What The History Of 'Noose Road' Tells Us About Kansas, Race And The Lynchings Of Black Men [View all]

HAYS, Kansas — On the night of Jan. 6, 1869, Luke Barnes, Lee Watkins and James Ponder sat in jail accused of shooting a white railroad worker in this northwest Kansas town.

By sunrise, the three Black men had been dragged from their cell by a mob of white townspeople and hanged from a railroad trestle over the creek that separates the town from Fort Hays, where the men were stationed in the U.S. Army.

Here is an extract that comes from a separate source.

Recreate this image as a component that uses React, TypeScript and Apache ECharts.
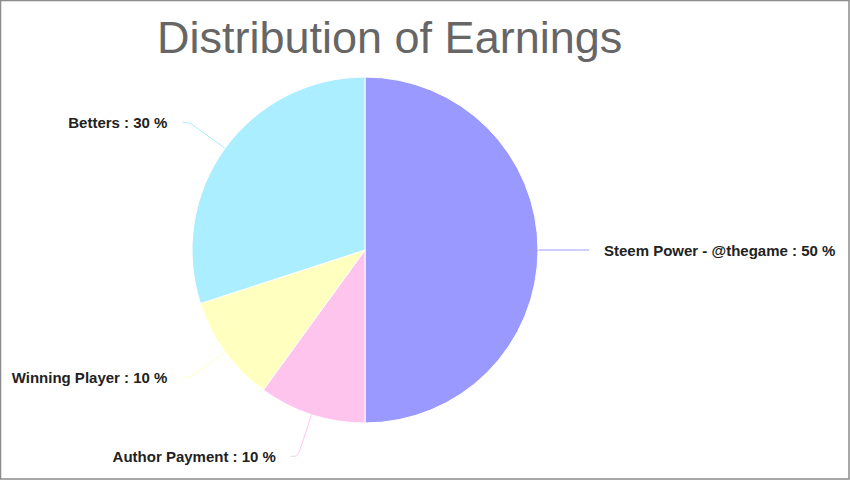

A Leavenworth newspaper reported that the town “indulged them in a dance in mid-air.”

The Leavenworth Daily Commercial reports on the 1869 lynching of three Black soldiers in Hays.
One hundred and twenty years later — in 1989 — the county commission gave a five-mile stretch of road near that bridge a new name drawn from that ugly history: Noose Road.

“The lynching at the bridge was just one episode in a long story of bad blood,” said historian Jim Leiker, who grew up in Hays and now teaches at Johnson County Community College. “It kind of left a mark on Hays’ early history of race relations that never quite went away.”

The two events — the 1869 lynching and the 1989 naming of Noose Road — represent a small glimpse into an uncomfortable history of racism that lingers today.